Data extract:
=-=-=-=-=
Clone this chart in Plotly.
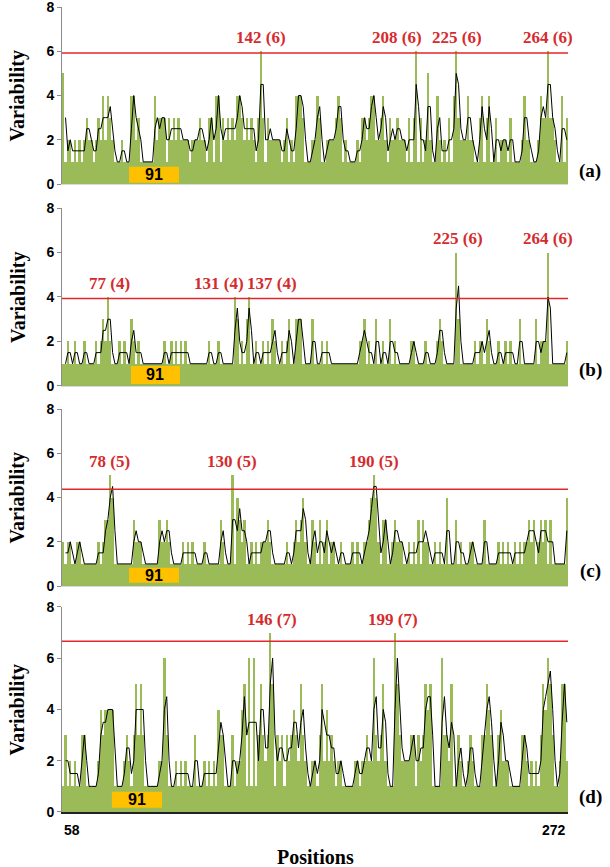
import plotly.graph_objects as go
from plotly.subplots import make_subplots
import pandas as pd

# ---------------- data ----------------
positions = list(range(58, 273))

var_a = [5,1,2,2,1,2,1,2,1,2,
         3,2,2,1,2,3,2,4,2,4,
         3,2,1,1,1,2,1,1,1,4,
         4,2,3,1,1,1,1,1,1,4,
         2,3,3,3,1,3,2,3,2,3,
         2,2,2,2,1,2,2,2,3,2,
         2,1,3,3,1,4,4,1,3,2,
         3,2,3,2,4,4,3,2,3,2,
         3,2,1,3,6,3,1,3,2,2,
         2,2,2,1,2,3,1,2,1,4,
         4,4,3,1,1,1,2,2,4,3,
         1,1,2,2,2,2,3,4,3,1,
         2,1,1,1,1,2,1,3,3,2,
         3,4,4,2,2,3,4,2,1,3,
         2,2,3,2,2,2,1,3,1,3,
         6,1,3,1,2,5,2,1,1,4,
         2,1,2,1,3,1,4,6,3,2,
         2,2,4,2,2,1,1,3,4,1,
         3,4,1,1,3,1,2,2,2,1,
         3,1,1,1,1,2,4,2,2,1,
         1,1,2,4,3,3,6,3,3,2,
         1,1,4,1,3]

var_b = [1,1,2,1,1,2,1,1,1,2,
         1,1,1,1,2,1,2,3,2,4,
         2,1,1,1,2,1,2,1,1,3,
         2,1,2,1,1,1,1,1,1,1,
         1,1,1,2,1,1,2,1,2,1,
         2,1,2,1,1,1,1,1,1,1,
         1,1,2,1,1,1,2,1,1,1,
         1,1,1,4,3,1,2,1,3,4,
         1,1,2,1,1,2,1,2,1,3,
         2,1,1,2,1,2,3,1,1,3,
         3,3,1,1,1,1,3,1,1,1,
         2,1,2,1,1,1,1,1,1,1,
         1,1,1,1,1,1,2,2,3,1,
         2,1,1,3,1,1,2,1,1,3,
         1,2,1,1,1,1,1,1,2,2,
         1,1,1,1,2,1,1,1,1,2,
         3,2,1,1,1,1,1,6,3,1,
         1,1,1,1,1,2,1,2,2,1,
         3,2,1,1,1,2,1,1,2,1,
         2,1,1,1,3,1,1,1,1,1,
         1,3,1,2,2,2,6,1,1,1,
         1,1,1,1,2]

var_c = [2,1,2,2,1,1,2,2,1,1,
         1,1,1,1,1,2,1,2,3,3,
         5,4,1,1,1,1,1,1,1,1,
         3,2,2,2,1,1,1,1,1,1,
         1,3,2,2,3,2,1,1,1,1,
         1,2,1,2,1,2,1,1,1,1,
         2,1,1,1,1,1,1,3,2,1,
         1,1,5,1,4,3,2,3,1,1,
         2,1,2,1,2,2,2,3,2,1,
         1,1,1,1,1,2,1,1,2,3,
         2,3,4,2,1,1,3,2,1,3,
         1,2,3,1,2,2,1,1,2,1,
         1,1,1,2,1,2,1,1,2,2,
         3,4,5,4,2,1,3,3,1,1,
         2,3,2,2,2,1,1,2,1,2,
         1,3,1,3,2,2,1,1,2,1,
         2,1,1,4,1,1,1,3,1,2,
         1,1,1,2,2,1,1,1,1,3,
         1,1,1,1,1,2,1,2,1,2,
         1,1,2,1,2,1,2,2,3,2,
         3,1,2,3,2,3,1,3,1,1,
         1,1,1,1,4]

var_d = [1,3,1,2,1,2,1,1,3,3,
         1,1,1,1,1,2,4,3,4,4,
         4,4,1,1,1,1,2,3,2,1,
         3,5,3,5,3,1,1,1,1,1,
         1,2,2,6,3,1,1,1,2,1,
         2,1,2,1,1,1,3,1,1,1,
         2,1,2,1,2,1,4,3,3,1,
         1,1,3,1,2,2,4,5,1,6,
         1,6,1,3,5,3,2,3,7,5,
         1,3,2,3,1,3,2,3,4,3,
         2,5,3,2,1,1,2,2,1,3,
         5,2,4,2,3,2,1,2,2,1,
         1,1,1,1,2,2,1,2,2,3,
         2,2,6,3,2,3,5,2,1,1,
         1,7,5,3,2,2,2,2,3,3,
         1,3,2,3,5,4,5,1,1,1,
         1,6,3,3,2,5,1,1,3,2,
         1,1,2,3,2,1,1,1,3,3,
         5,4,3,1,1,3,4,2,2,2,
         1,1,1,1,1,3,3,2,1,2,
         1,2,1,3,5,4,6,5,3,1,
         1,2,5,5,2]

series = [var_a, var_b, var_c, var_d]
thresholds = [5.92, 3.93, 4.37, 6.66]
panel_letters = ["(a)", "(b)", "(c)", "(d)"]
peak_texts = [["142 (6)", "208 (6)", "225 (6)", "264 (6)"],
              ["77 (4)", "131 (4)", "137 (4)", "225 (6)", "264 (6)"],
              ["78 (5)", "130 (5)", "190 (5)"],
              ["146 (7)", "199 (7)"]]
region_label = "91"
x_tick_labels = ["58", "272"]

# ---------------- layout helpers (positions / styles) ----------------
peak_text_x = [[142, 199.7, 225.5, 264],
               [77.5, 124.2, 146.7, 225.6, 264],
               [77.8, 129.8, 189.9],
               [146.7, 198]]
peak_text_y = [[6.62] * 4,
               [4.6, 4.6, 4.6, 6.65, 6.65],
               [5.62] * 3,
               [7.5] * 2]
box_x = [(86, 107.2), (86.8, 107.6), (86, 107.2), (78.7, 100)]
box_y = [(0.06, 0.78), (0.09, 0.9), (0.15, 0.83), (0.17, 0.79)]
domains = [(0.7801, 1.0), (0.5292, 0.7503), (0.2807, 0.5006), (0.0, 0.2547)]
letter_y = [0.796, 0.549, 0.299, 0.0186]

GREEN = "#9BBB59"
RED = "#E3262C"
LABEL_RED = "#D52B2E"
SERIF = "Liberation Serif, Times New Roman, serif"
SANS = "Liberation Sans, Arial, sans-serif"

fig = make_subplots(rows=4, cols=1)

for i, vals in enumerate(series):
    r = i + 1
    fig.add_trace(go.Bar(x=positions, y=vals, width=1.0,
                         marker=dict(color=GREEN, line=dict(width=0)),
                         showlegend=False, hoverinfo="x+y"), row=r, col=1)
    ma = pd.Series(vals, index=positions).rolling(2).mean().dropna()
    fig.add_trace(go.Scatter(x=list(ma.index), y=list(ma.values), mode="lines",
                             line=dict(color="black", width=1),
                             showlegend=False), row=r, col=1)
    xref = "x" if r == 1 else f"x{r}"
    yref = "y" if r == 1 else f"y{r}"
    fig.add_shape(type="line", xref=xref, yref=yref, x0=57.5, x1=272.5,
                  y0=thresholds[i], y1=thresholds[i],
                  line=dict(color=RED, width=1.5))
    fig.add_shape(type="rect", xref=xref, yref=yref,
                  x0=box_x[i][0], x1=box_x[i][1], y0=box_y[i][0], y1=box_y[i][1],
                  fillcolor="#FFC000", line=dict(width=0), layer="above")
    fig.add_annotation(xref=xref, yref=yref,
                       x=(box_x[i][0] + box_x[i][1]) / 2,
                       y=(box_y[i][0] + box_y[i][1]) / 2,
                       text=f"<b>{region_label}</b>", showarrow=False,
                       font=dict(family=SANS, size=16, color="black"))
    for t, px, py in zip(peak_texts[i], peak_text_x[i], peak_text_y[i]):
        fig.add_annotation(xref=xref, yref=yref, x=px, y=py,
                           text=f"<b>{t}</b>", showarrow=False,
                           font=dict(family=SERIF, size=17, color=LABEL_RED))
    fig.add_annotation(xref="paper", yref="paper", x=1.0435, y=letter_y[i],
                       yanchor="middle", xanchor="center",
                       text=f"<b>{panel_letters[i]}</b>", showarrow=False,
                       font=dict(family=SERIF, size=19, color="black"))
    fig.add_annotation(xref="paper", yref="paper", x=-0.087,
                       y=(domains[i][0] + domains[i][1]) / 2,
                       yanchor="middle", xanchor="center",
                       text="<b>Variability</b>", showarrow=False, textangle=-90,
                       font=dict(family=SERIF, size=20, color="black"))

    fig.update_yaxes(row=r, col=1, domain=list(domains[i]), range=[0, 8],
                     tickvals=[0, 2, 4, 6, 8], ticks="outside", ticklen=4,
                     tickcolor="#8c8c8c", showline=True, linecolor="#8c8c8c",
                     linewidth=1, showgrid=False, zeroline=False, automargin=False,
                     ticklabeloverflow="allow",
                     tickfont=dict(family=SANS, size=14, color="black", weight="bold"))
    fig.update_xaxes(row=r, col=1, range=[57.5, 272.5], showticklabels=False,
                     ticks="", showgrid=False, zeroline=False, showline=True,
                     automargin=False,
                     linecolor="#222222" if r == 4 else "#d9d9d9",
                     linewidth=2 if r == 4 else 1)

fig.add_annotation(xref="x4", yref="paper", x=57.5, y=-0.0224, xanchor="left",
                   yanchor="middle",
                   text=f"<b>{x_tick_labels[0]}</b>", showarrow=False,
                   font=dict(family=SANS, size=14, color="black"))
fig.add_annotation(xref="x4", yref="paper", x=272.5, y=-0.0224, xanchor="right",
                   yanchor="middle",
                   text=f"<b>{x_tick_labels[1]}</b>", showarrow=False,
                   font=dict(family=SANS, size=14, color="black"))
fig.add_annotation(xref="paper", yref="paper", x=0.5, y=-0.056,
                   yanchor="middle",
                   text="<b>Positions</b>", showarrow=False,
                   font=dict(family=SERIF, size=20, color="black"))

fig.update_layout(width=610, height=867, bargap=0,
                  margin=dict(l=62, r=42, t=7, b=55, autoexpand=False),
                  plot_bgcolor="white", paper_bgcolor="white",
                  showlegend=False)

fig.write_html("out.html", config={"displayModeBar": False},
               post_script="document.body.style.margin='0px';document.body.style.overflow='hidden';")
=-=-=-=-=
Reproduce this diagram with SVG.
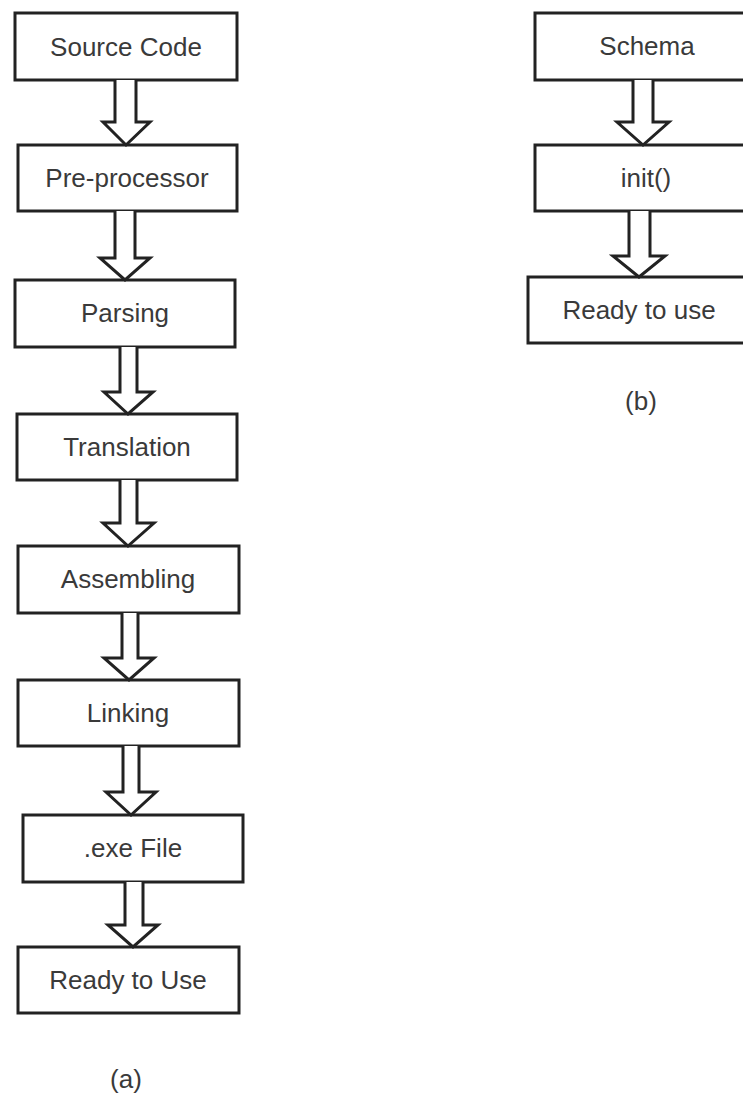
=-=-=-=-=
Problem statement:
Give the number of lines that hold the word "this" in these records, with nothing added.

Response:
2